[BEGIN Information provided]

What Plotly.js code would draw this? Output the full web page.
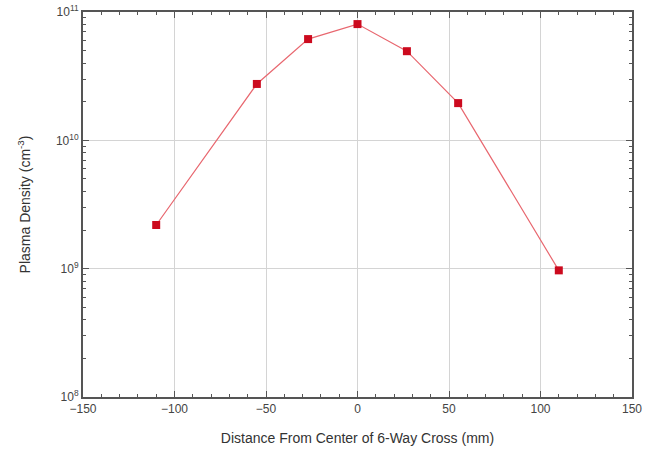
<!DOCTYPE html>
<html><head><meta charset="utf-8">
<script src="https://cdn.plot.ly/plotly-3.0.1.min.js"></script>
<style>html,body{margin:0;padding:0;background:#fff;}#chart{width:652px;height:457px;}</style>
</head><body><div id="chart"></div>
<script>
const distance = [-110, -55, -27, 0, 27, 55, 110];
const density = [2.19e9, 2.75e10, 6.15e10, 8.05e10, 4.95e10, 1.95e10, 9.7e8];
const yTickVals = [1e8, 1e9, 1e10, 1e11];
const yTickText = ['10<sup>8</sup>', '10<sup>9</sup>', '10<sup>10</sup>', '10<sup>11</sup>'];
const xTickVals = [-150, -100, -50, 0, 50, 100, 150];

const yMinorVals = [];
for (let e = 8; e < 11; e++) for (let d = 2; d <= 9; d++) yMinorVals.push(d * Math.pow(10, e));

const axisCommon = {
  showline: true, linecolor: '#555', linewidth: 2, mirror: 'ticks',
  ticks: 'inside', ticklen: 6, tickcolor: '#555', tickwidth: 1,
  showgrid: true, gridcolor: '#d4d4d4', gridwidth: 1, zeroline: false,
  tickfont: {family: 'Liberation Sans, Arial, sans-serif', size: 12, color: '#444'}
};

Plotly.newPlot('chart', [{
  x: distance, y: density, type: 'scatter', mode: 'lines+markers',
  line: {color: '#e8676f', width: 1.2},
  marker: {symbol: 'square', size: 8, color: '#cc0a1e'},
  showlegend: false
}], {
  width: 652, height: 457,
  margin: {l: 83, r: 20, t: 12, b: 60},
  paper_bgcolor: '#fff', plot_bgcolor: '#fff',
  xaxis: Object.assign({}, axisCommon, {
    range: [-150, 150], tickvals: xTickVals,
    minor: {ticks: 'inside', ticklen: 3, tickcolor: '#555', dtick: 10, showgrid: false},
    title: {text: 'Distance From Center of 6-Way Cross (mm)', standoff: 18,
      font: {family: 'Liberation Sans, Arial, sans-serif', size: 14, color: '#333'}}
  }),
  yaxis: Object.assign({}, axisCommon, {
    type: 'log', range: [8, 11], tickvals: yTickVals, ticktext: yTickText,
    minor: {ticks: 'inside', ticklen: 3, tickcolor: '#555', tickmode: 'array', tickvals: yMinorVals, showgrid: false},
    title: {text: 'Plasma Density (cm<sup>-3</sup>)', standoff: 22,
      font: {family: 'Liberation Sans, Arial, sans-serif', size: 14, color: '#333'}}
  })
}, {staticPlot: true});
</script></body></html>
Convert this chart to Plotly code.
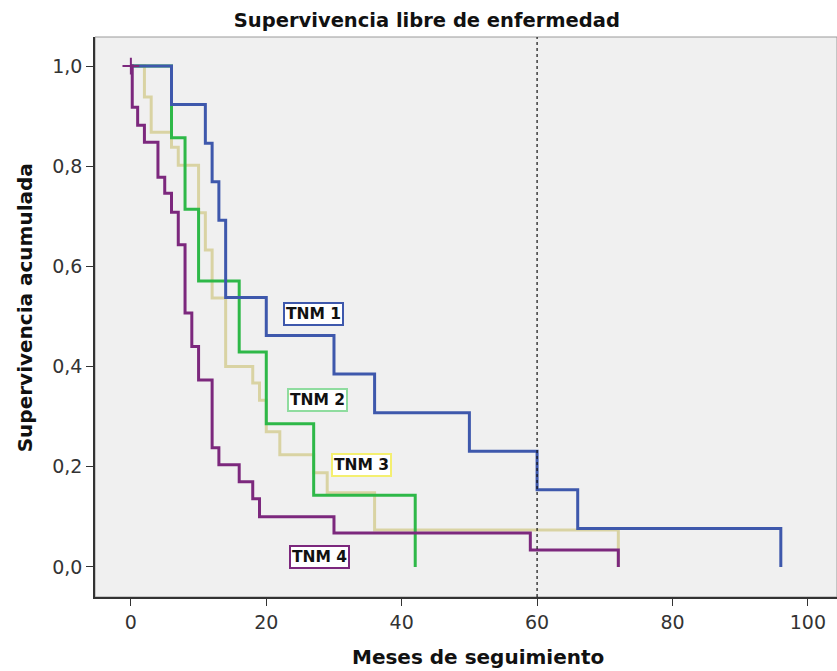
import plotly.graph_objects as go

# ---- data ----
groups = ["TNM 1", "TNM 2", "TNM 3", "TNM 4"]

t_tnm1 = [0, 6, 11, 12, 13, 14, 20, 30, 36, 50, 60, 66, 96]
s_tnm1 = [1.0, 0.923, 0.846, 0.769, 0.692, 0.538, 0.462, 0.385, 0.308, 0.231, 0.154, 0.077, 0.0]

t_tnm2 = [0, 6, 8, 10, 16, 20, 27, 42]
s_tnm2 = [1.0, 0.857, 0.714, 0.571, 0.429, 0.286, 0.143, 0.0]

t_tnm3 = [0, 2, 3, 6, 7, 10, 11, 12, 14, 18, 19, 20, 22, 27, 29, 36, 72]
s_tnm3 = [1.0, 0.938, 0.868, 0.838, 0.802, 0.707, 0.633, 0.537, 0.40, 0.367, 0.333,
          0.27, 0.224, 0.188, 0.148, 0.074, 0.0]

t_tnm4 = [0, 0.2, 1, 2, 4, 5, 6, 7, 8, 9, 10, 12, 13, 16, 18, 19, 30, 59, 72]
s_tnm4 = [1.0, 0.918, 0.882, 0.848, 0.778, 0.746, 0.708, 0.643, 0.507, 0.44, 0.373,
          0.238, 0.204, 0.17, 0.136, 0.10, 0.068, 0.034, 0.0]

label_x = [27.0, 27.5, 34.1, 27.9]
label_y = [0.505, 0.333, 0.204, 0.02]

x_ticks = [0, 20, 40, 60, 80, 100]
y_ticks = [0.0, 0.2, 0.4, 0.6, 0.8, 1.0]
y_ticktext = ["0,0", "0,2", "0,4", "0,6", "0,8", "1,0"]
ref_line_x = 60

title_text = "Supervivencia libre de enfermedad"
x_title = "Meses de seguimiento"
y_title = "Supervivencia acumulada"

colors = {"TNM 1": "#3e58ac", "TNM 2": "#2eb848", "TNM 3": "#d9d3a3", "TNM 4": "#7c287d"}
label_borders = {"TNM 1": "#3e58ac", "TNM 2": "#8fdc9f", "TNM 3": "#f4ef70", "TNM 4": "#7c287d"}

series = {
    "TNM 1": (t_tnm1, s_tnm1),
    "TNM 2": (t_tnm2, s_tnm2),
    "TNM 3": (t_tnm3, s_tnm3),
    "TNM 4": (t_tnm4, s_tnm4),
}

FONT = "DejaVu Sans"

fig = go.Figure()
for g in ["TNM 3", "TNM 2", "TNM 1", "TNM 4"]:
    t, s = series[g]
    fig.add_trace(go.Scatter(x=t, y=s, mode="lines", line=dict(shape="hv", color=colors[g], width=3),
                             name=g, showlegend=False, hoverinfo="skip"))

# censor mark at start of TNM 4
fig.add_trace(go.Scatter(x=[t_tnm4[0]], y=[s_tnm4[0]], mode="markers",
                         marker=dict(symbol="cross-thin", size=12, line=dict(color=colors["TNM 4"], width=2)),
                         showlegend=False, hoverinfo="skip"))

# reference dotted line at 60 months
fig.add_shape(type="line", x0=ref_line_x, x1=ref_line_x, y0=0, y1=1, xref="x", yref="paper",
              line=dict(color="#111111", width=1.2, dash="dot"))

# group labels
for g, lx, ly in zip(groups, label_x, label_y):
    fig.add_annotation(x=lx, y=ly, text="<b>" + g + "</b>", showarrow=False,
                       font=dict(family=FONT, size=15.5, color="#111111"),
                       bgcolor="white", bordercolor=label_borders[g],
                       borderwidth=2, borderpad=1)

# axis titles as annotations (precise placement)
fig.add_annotation(x=0.516, y=-0.107, xref="paper", yref="paper", text="<b>" + x_title + "</b>",
                   showarrow=False, xanchor="center", yanchor="middle",
                   font=dict(family=FONT, size=20, color="#111"))
fig.add_annotation(x=-0.094, y=0.516, xref="paper", yref="paper", text="<b>" + y_title + "</b>",
                   showarrow=False, xanchor="center", yanchor="middle", textangle=-90,
                   font=dict(family=FONT, size=20, color="#111"))

fig.update_layout(
    width=837, height=671,
    margin=dict(l=95, r=0, t=37, b=74),
    paper_bgcolor="white",
    plot_bgcolor="#f0f0f0",
    title=dict(text="<b>" + title_text + "</b>", x=0.51, xanchor="center",
               y=0.970, yanchor="middle",
               font=dict(family=FONT, size=19.5, color="#111111")),
    xaxis=dict(range=[-5.3, 104.3], tickvals=x_ticks, ticks="outside", ticklen=7, tickcolor="#333",
               showgrid=False, zeroline=False, showline=True, linecolor="#333", linewidth=1.5,
               mirror=False,
               tickfont=dict(family=FONT, size=19, color="#333")),
    yaxis=dict(range=[-0.06, 1.058], tickvals=y_ticks, ticktext=y_ticktext, ticks="outside", ticklen=7,
               tickcolor="#333", showgrid=False, zeroline=False, showline=True, linecolor="#333",
               linewidth=1.5,
               tickfont=dict(family=FONT, size=19, color="#333")),
)

# light frame on top/right
fig.add_shape(type="rect", x0=0, x1=1, y0=0, y1=1, xref="paper", yref="paper",
              line=dict(color="#9a9a9a", width=1), layer="below")

fig.write_html("out.html")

[END Information provided]

▶ [What to work on] Except for the pictures, print the data above exactly.

▶ [Reply]
What Plotly.js code would draw this? Output the full web page.
<!DOCTYPE html>
<html><head><meta charset="utf-8">
<script src="https://cdn.plot.ly/plotly-3.0.1.min.js"></script>
<style>html,body{margin:0;padding:0;background:#fff;}#chart{width:652px;height:457px;}</style>
</head><body><div id="chart"></div>
<script>
const distance = [-110, -55, -27, 0, 27, 55, 110];
const density = [2.19e9, 2.75e10, 6.15e10, 8.05e10, 4.95e10, 1.95e10, 9.7e8];
const yTickVals = [1e8, 1e9, 1e10, 1e11];
const yTickText = ['10<sup>8</sup>', '10<sup>9</sup>', '10<sup>10</sup>', '10<sup>11</sup>'];
const xTickVals = [-150, -100, -50, 0, 50, 100, 150];

const yMinorVals = [];
for (let e = 8; e < 11; e++) for (let d = 2; d <= 9; d++) yMinorVals.push(d * Math.pow(10, e));

const axisCommon = {
  showline: true, linecolor: '#555', linewidth: 2, mirror: 'ticks',
  ticks: 'inside', ticklen: 6, tickcolor: '#555', tickwidth: 1,
  showgrid: true, gridcolor: '#d4d4d4', gridwidth: 1, zeroline: false,
  tickfont: {family: 'Liberation Sans, Arial, sans-serif', size: 12, color: '#444'}
};

Plotly.newPlot('chart', [{
  x: distance, y: density, type: 'scatter', mode: 'lines+markers',
  line: {color: '#e8676f', width: 1.2},
  marker: {symbol: 'square', size: 8, color: '#cc0a1e'},
  showlegend: false
}], {
  width: 652, height: 457,
  margin: {l: 83, r: 20, t: 12, b: 60},
  paper_bgcolor: '#fff', plot_bgcolor: '#fff',
  xaxis: Object.assign({}, axisCommon, {
    range: [-150, 150], tickvals: xTickVals,
    minor: {ticks: 'inside', ticklen: 3, tickcolor: '#555', dtick: 10, showgrid: false},
    title: {text: 'Distance From Center of 6-Way Cross (mm)', standoff: 18,
      font: {family: 'Liberation Sans, Arial, sans-serif', size: 14, color: '#333'}}
  }),
  yaxis: Object.assign({}, axisCommon, {
    type: 'log', range: [8, 11], tickvals: yTickVals, ticktext: yTickText,
    minor: {ticks: 'inside', ticklen: 3, tickcolor: '#555', tickmode: 'array', tickvals: yMinorVals, showgrid: false},
    title: {text: 'Plasma Density (cm<sup>-3</sup>)', standoff: 22,
      font: {family: 'Liberation Sans, Arial, sans-serif', size: 14, color: '#333'}}
  })
}, {staticPlot: true});
</script></body></html>
Convert this chart to Plotly code.
import plotly.graph_objects as go

# ---- data ----
groups = ["TNM 1", "TNM 2", "TNM 3", "TNM 4"]

t_tnm1 = [0, 6, 11, 12, 13, 14, 20, 30, 36, 50, 60, 66, 96]
s_tnm1 = [1.0, 0.923, 0.846, 0.769, 0.692, 0.538, 0.462, 0.385, 0.308, 0.231, 0.154, 0.077, 0.0]

t_tnm2 = [0, 6, 8, 10, 16, 20, 27, 42]
s_tnm2 = [1.0, 0.857, 0.714, 0.571, 0.429, 0.286, 0.143, 0.0]

t_tnm3 = [0, 2, 3, 6, 7, 10, 11, 12, 14, 18, 19, 20, 22, 27, 29, 36, 72]
s_tnm3 = [1.0, 0.938, 0.868, 0.838, 0.802, 0.707, 0.633, 0.537, 0.40, 0.367, 0.333,
          0.27, 0.224, 0.188, 0.148, 0.074, 0.0]

t_tnm4 = [0, 0.2, 1, 2, 4, 5, 6, 7, 8, 9, 10, 12, 13, 16, 18, 19, 30, 59, 72]
s_tnm4 = [1.0, 0.918, 0.882, 0.848, 0.778, 0.746, 0.708, 0.643, 0.507, 0.44, 0.373,
          0.238, 0.204, 0.17, 0.136, 0.10, 0.068, 0.034, 0.0]

label_x = [27.0, 27.5, 34.1, 27.9]
label_y = [0.505, 0.333, 0.204, 0.02]

x_ticks = [0, 20, 40, 60, 80, 100]
y_ticks = [0.0, 0.2, 0.4, 0.6, 0.8, 1.0]
y_ticktext = ["0,0", "0,2", "0,4", "0,6", "0,8", "1,0"]
ref_line_x = 60

title_text = "Supervivencia libre de enfermedad"
x_title = "Meses de seguimiento"
y_title = "Supervivencia acumulada"

colors = {"TNM 1": "#3e58ac", "TNM 2": "#2eb848", "TNM 3": "#d9d3a3", "TNM 4": "#7c287d"}
label_borders = {"TNM 1": "#3e58ac", "TNM 2": "#8fdc9f", "TNM 3": "#f4ef70", "TNM 4": "#7c287d"}

series = {
    "TNM 1": (t_tnm1, s_tnm1),
    "TNM 2": (t_tnm2, s_tnm2),
    "TNM 3": (t_tnm3, s_tnm3),
    "TNM 4": (t_tnm4, s_tnm4),
}

FONT = "DejaVu Sans"

fig = go.Figure()
for g in ["TNM 3", "TNM 2", "TNM 1", "TNM 4"]:
    t, s = series[g]
    fig.add_trace(go.Scatter(x=t, y=s, mode="lines", line=dict(shape="hv", color=colors[g], width=3),
                             name=g, showlegend=False, hoverinfo="skip"))

# censor mark at start of TNM 4
fig.add_trace(go.Scatter(x=[t_tnm4[0]], y=[s_tnm4[0]], mode="markers",
                         marker=dict(symbol="cross-thin", size=12, line=dict(color=colors["TNM 4"], width=2)),
                         showlegend=False, hoverinfo="skip"))

# reference dotted line at 60 months
fig.add_shape(type="line", x0=ref_line_x, x1=ref_line_x, y0=0, y1=1, xref="x", yref="paper",
              line=dict(color="#111111", width=1.2, dash="dot"))

# group labels
for g, lx, ly in zip(groups, label_x, label_y):
    fig.add_annotation(x=lx, y=ly, text="<b>" + g + "</b>", showarrow=False,
                       font=dict(family=FONT, size=15.5, color="#111111"),
                       bgcolor="white", bordercolor=label_borders[g],
                       borderwidth=2, borderpad=1)

# axis titles as annotations (precise placement)
fig.add_annotation(x=0.516, y=-0.107, xref="paper", yref="paper", text="<b>" + x_title + "</b>",
                   showarrow=False, xanchor="center", yanchor="middle",
                   font=dict(family=FONT, size=20, color="#111"))
fig.add_annotation(x=-0.094, y=0.516, xref="paper", yref="paper", text="<b>" + y_title + "</b>",
                   showarrow=False, xanchor="center", yanchor="middle", textangle=-90,
                   font=dict(family=FONT, size=20, color="#111"))

fig.update_layout(
    width=837, height=671,
    margin=dict(l=95, r=0, t=37, b=74),
    paper_bgcolor="white",
    plot_bgcolor="#f0f0f0",
    title=dict(text="<b>" + title_text + "</b>", x=0.51, xanchor="center",
               y=0.970, yanchor="middle",
               font=dict(family=FONT, size=19.5, color="#111111")),
    xaxis=dict(range=[-5.3, 104.3], tickvals=x_ticks, ticks="outside", ticklen=7, tickcolor="#333",
               showgrid=False, zeroline=False, showline=True, linecolor="#333", linewidth=1.5,
               mirror=False,
               tickfont=dict(family=FONT, size=19, color="#333")),
    yaxis=dict(range=[-0.06, 1.058], tickvals=y_ticks, ticktext=y_ticktext, ticks="outside", ticklen=7,
               tickcolor="#333", showgrid=False, zeroline=False, showline=True, linecolor="#333",
               linewidth=1.5,
               tickfont=dict(family=FONT, size=19, color="#333")),
)

# light frame on top/right
fig.add_shape(type="rect", x0=0, x1=1, y0=0, y1=1, xref="paper", yref="paper",
              line=dict(color="#9a9a9a", width=1), layer="below")

fig.write_html("out.html")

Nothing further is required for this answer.